The stranger opens his greatcoat. There is a deep poacher’s pocket on the left-hand side which sags open with the weight of a sawn-off shotgun. Anya’s intake of breath sounds like a hiccup. David says, “Wow.” The stranger lifts the gun out of the pocket, pushes the After Eights and the cheese plate to one side, slides the spare wicker mat into the cleared area and lays the gun gently on top of it so that it doesn’t scratch the polished walnut veneer.
“Oh my God,” says Madeleine.
Leo’s mouth hangs open.
Anya begins to cry.
“Is that a real gun?” asks David.
“Let’s assume it is, shall we?” says Martin.

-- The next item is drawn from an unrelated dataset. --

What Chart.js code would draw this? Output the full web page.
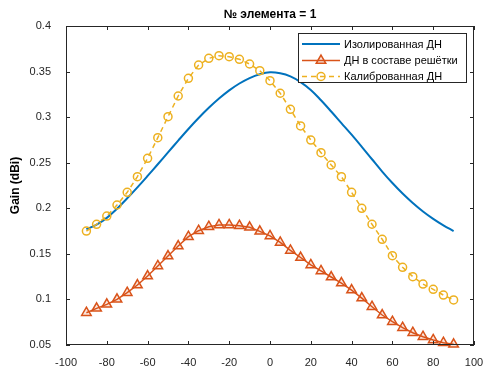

But David’s question is apposite, because there is something odd about the gun, a hint of steampunk about it, the faintest possibility that it could be a theatrical prop, despite the weight everyone could sense when it touched the surface of the table.
“Oh my God,” says Madeleine again. She is hyperventilating. “Oh my God.”
“Someone really, really needs to call the police,” says Sofie.
“Have we met before?” Martin asks the stranger. He has decided that this is, ultimately, a medical problem and this has allowed him to step back into a role he hasn’t filled for a long time and which feels very comfortable indeed.